Creeed schrieb:
Gesetze dürfen eigentlich nicht eindeutig auslegbar sein sondern nur in eine gewisse Richtung weisen. Die Auslegung ist nicht Sache der Legislative sondern der Judikative, also der Gerichtsbarkeit. Das ist ein Grundprinzip der Gewaltenteilung.
Nein. Das ist in den USA so (oder in anderen Staaten mit angelsächsischem Rechtssystem). In Deutschland ist der Gesetzgeber (demokratisch gewählte Volksvertreter) gefragt, klare Grenzen zu ziehen. Es ist eigentlich nicht der Job der Richter (nicht demokratisch legitimierte Beamte), irgendwas nach eigenem Ermessen auszulegen. Die sollen nur entscheiden, ob etwas die (möglichst klare) Grenze, die vom Gesetzgeber gezogen wurde, überschreitet oder nicht.

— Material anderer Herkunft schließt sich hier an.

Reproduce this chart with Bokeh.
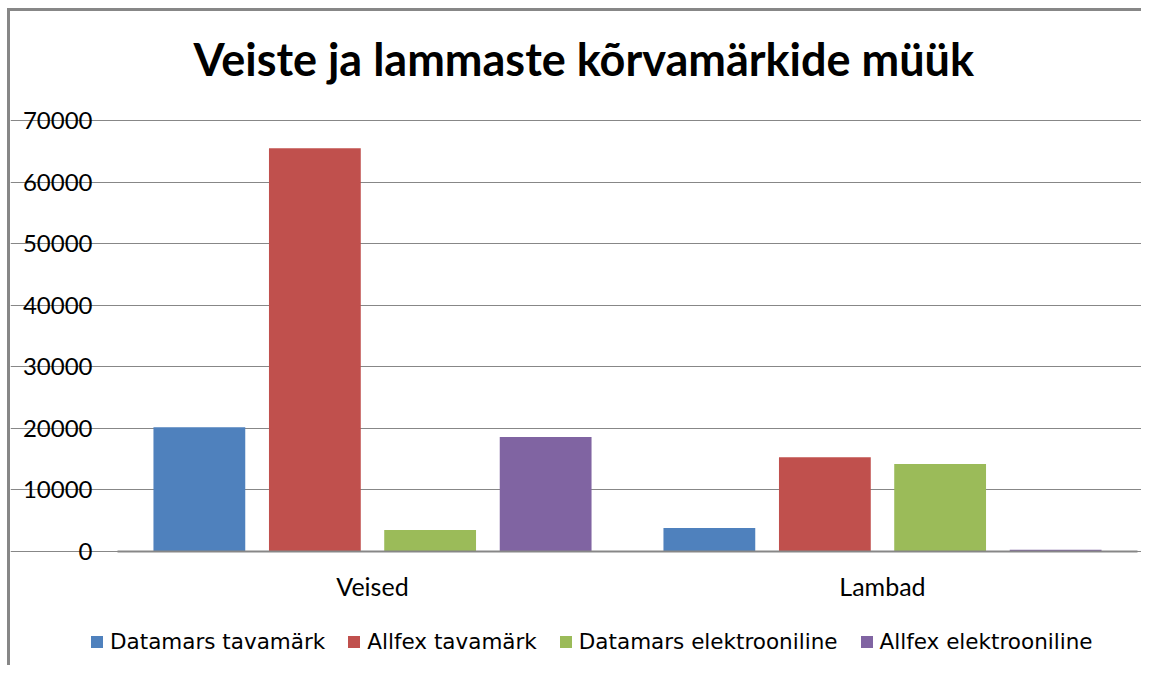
from bokeh.plotting import figure
from bokeh.models import Range1d, Legend, LegendItem, FixedTicker, ColumnDataSource
from bokeh.transform import dodge
from bokeh.embed import file_html
from bokeh.resources import INLINE

categories = ["Veised", "Lambad"]
series = ["Datamars tavamärk", "Allfex tavamärk", "Datamars elektrooniline", "Allfex elektrooniline"]
datamars_tava = [20200, 3800]
allfex_tava = [65500, 15300]
datamars_elektr = [3500, 14200]
allfex_elektr = [18600, 300]
y_ticks = [0, 10000, 20000, 30000, 40000, 50000, 60000, 70000]
title_text = "Veiste ja lammaste kõrvamärkide müük"

colors = ["#4F81BD", "#C0504D", "#9BBB59", "#8064A2"]
offsets = [-0.3395, -0.113, 0.113, 0.3395]
keys = ["dt", "at", "de", "ae"]

# layout (page pixels)
CANVAS_L, CANVAS_T, W, H = 10, 11, 1134, 657
TOP_BORDER = 84
PLOT_L, PLOT_R, PLOT_T, PLOT_B = 117, 1137, 120, 551
FRAME_T = CANVAS_T + TOP_BORDER
FRAME_B = CANVAS_T + H
ncat = len(categories)
ymax = y_ticks[-1]
px_x = (PLOT_R - PLOT_L) / ncat
px_y = (PLOT_B - PLOT_T) / ymax
x_start = (CANVAS_L - PLOT_L) / px_x
x_end = ncat + (CANVAS_L + W - PLOT_R) / px_x
y_start = -(FRAME_B - PLOT_B) / px_y
y_end = ymax + (PLOT_T - FRAME_T) / px_y

cat_pos = [i + 0.5 for i in range(ncat)]
src = ColumnDataSource(dict(x=cat_pos, dt=datamars_tava, at=allfex_tava,
                            de=datamars_elektr, ae=allfex_elektr))

p = figure(x_range=Range1d(x_start, x_end), y_range=Range1d(y_start, y_end),
           width=W, height=H, output_backend="svg", toolbar_location=None,
           min_border_left=0, min_border_right=0, min_border_top=TOP_BORDER, min_border_bottom=0)
p.styles = {"margin-left": "7px", "margin-top": "8px",
            "border-left": "3px solid #878787", "border-top": "3px solid #878787"}
p.outline_line_color = None

p.title.text = title_text
p.title.text_font = "Lato"
p.title.text_font_style = "bold"
p.title.text_font_size = "45px"
p.title.align = "left"
p.title.offset = 183
p.title.standoff = 20
p.title.text_color = "#000000"

renderers = []
for k, off, c in zip(keys, offsets, colors):
    r = p.vbar(x=dodge("x", off), top=k, width=0.18, source=src,
               fill_color=c, line_color=None)
    renderers.append(r)

p.xgrid.grid_line_color = None
p.ygrid.grid_line_color = "#878787"
p.ygrid.grid_line_width = 1
p.ygrid.bounds = (0, ncat)

p.yaxis.ticker = FixedTicker(ticks=y_ticks)
p.yaxis.fixed_location = 0
p.yaxis.axis_line_color = None
p.yaxis.major_tick_line_color = None
p.yaxis.minor_tick_line_color = None
p.yaxis.major_tick_out = 0
p.yaxis.major_label_standoff = 25
p.yaxis.major_label_text_font = "Lato"
p.yaxis.major_label_text_font_size = "24px"
p.yaxis.major_label_text_color = "#000000"

p.xaxis.ticker = FixedTicker(ticks=cat_pos)
p.xaxis.major_label_overrides = {pos: name for pos, name in zip(cat_pos, categories)}
p.xaxis.fixed_location = 0
p.xaxis.bounds = (0, ncat)
p.xaxis.axis_line_color = "#878787"
p.xaxis.axis_line_width = 2
p.xaxis.major_tick_line_color = None
p.xaxis.minor_tick_line_color = None
p.xaxis.major_tick_out = 0
p.xaxis.major_label_standoff = 19
p.xaxis.major_label_text_font = "Lato"
p.xaxis.major_label_text_font_size = "25px"
p.xaxis.major_label_text_color = "#000000"

legend = Legend(items=[LegendItem(label=n, renderers=[r]) for n, r in zip(series, renderers)],
                location=(79, 14), orientation="horizontal", padding=0, margin=0,
                border_line_color=None, background_fill_alpha=0, glyph_width=15,
                glyph_height=15, label_standoff=6, label_height=24, spacing=21,
                label_text_font="DejaVu Sans", label_text_font_size="21.5px",
                label_text_color="#000000")
p.add_layout(legend, "center")

open("out.html", "w").write(file_html(p, INLINE))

Dass es besonders in Fragen des Urheberrechts ständig unklare Gesetze gibt, die die Richter dazu zwingen, doch in jeden neuen Fall die Grenze nach eigenen Ermessen zu definieren, hat Methode. Die so entsstehende Rechtsunsicherheit ist gewollt. Darauf basiert nicht nur die ganze Abmahnindustrie, sondern auch die Rechteverwerter und (einige) Urheber versprechen sich, dass das durch die Unsicherheit entstehende Klima der Angst Urheberrechtsverletzungen präventiv verhindert. Oder besser noch, dass die Verbraucher sich sogar Dinge, die sie eigentlich wohl dürften (z.B. Privatkopien oder Weiterverkauf gebrauchter Güter) nicht mehr trauen, weil man eben niemals sicher sein kann, wie es ausgeht, wenn man vor Gericht gezerrt wird.

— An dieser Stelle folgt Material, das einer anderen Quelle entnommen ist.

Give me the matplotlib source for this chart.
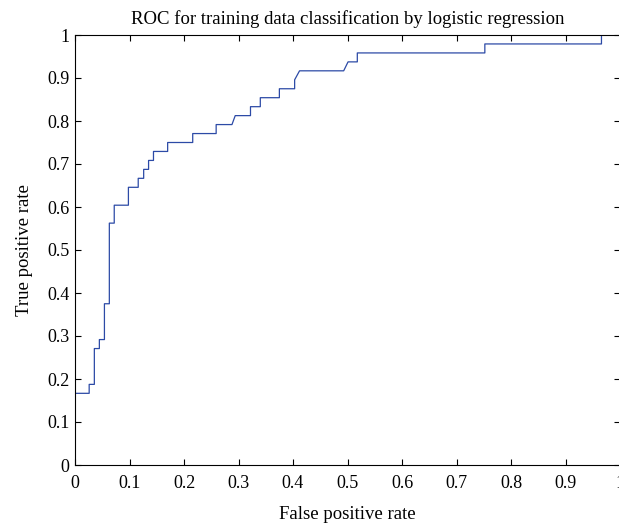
import numpy as np
import matplotlib
matplotlib.use("Agg")
import matplotlib.pyplot as plt

# ROC curve vertices
fpr = [0, 0, 0.026, 0.026, 0.0355, 0.0355, 0.0447, 0.0447, 0.054, 0.054,
       0.063, 0.063, 0.072, 0.072, 0.098, 0.098, 0.116, 0.116, 0.126, 0.126,
       0.135, 0.135, 0.144, 0.144, 0.170, 0.170, 0.216, 0.216, 0.259, 0.259,
       0.288, 0.294, 0.322, 0.322, 0.340, 0.340, 0.375, 0.375, 0.403, 0.403,
       0.412, 0.493, 0.501, 0.518, 0.518, 0.752, 0.752, 0.966, 0.966, 1.0]
tpr = [0, 0.1667, 0.1667, 0.1875, 0.1875, 0.2708, 0.2708, 0.2917, 0.2917, 0.375,
       0.375, 0.5625, 0.5625, 0.6042, 0.6042, 0.6458, 0.6458, 0.6667, 0.6667, 0.6875,
       0.6875, 0.7083, 0.7083, 0.7292, 0.7292, 0.75, 0.75, 0.7708, 0.7708, 0.7917,
       0.7917, 0.8125, 0.8125, 0.8333, 0.8333, 0.8542, 0.8542, 0.875, 0.875, 0.8958,
       0.9167, 0.9167, 0.9375, 0.9375, 0.9583, 0.9583, 0.9792, 0.9792, 1.0, 1.0]

ticks = np.round(np.arange(0, 1.01, 0.1), 1)
tick_labels = ["0", "0.1", "0.2", "0.3", "0.4", "0.5", "0.6", "0.7", "0.8", "0.9", "1"]

plt.rcParams['font.family'] = ['Liberation Serif', 'DejaVu Serif']

fig = plt.figure(figsize=(6.19, 5.29), dpi=100)
ax = fig.add_axes([75/619, 1-465/529, (620-75)/619, (465-35)/529])

ax.plot(fpr, tpr, color='#2c4aa6', lw=0.9)

ax.set_xlim(0, 1)
ax.set_ylim(0, 1)
ax.set_xticks(ticks)
ax.set_xticklabels(tick_labels)
ax.set_yticks(ticks)
ax.set_yticklabels(tick_labels)
ax.tick_params(axis='both', direction='in', length=4, width=0.8, labelsize=13,
               top=True, right=True)
ax.tick_params(axis='x', pad=7)
ax.tick_params(axis='y', pad=4)
for s in ax.spines.values():
    s.set_linewidth(0.8)

ax.set_title('ROC for training data classification by logistic regression', fontsize=13.5, pad=8)
ax.set_xlabel('False positive rate', fontsize=13.5, labelpad=10)
ax.set_ylabel('True positive rate', fontsize=13.5, labelpad=10)

fig.savefig("out.png", dpi=100)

Und auch die ersten Gerichtsurteile z.B. zum Leistungsschutzrecht, werden ja keine endgültige Rechtssicherheit schaffen, sondern bestenfalls eine Tendenz der Gerichte zeigen. Da wir eben nicht das US-Rechtssystem haben, gibt es auch keine Präzedenzfälle. Jedes Urteil gilt immer nur in der Sache, um die es konkret ging. Also z.B. Axel-Springer-Verlag gegen Google, Heise-Verlag gegen Facebook, Abmahnkanzlei XY gegen Peter Müller usw.
Solange der Gesetzgeber es nicht hinbekommt (oder nicht will), dass das Gesetz klar und eindeutig ist, wird die Rechtsunsicherheit bestehen bleiben und das ist, wie gesagt, gewollt. Der Knackpunkt ist, dass auch die Rechteverwerter sehr gut wissen, das man ein (stark restriktives) Urheberrecht in der Praxis nicht effektiv gegenüber hunderten Millionen Verbrauchern durchsetzen könnte. Selbst wenn man alle mutmaßlichen Urheberrechtsverletzer auf frischer Tat erwischen würde, wären die Gerichte damit vollkommen überlastet. Die Rechteverwerter hoffen deshalb auf den erwähnten Abschreckungseffekt durch ein Klima der Angst.
Dieses Klima der Angst killt nebenbei auch gleich ein gutes Stück Meinungsfreiheit ("Schere im Kopf"), aber die Rechteverwertungsindustrie kümmert das erfahrungsgemäß herzlich wenig.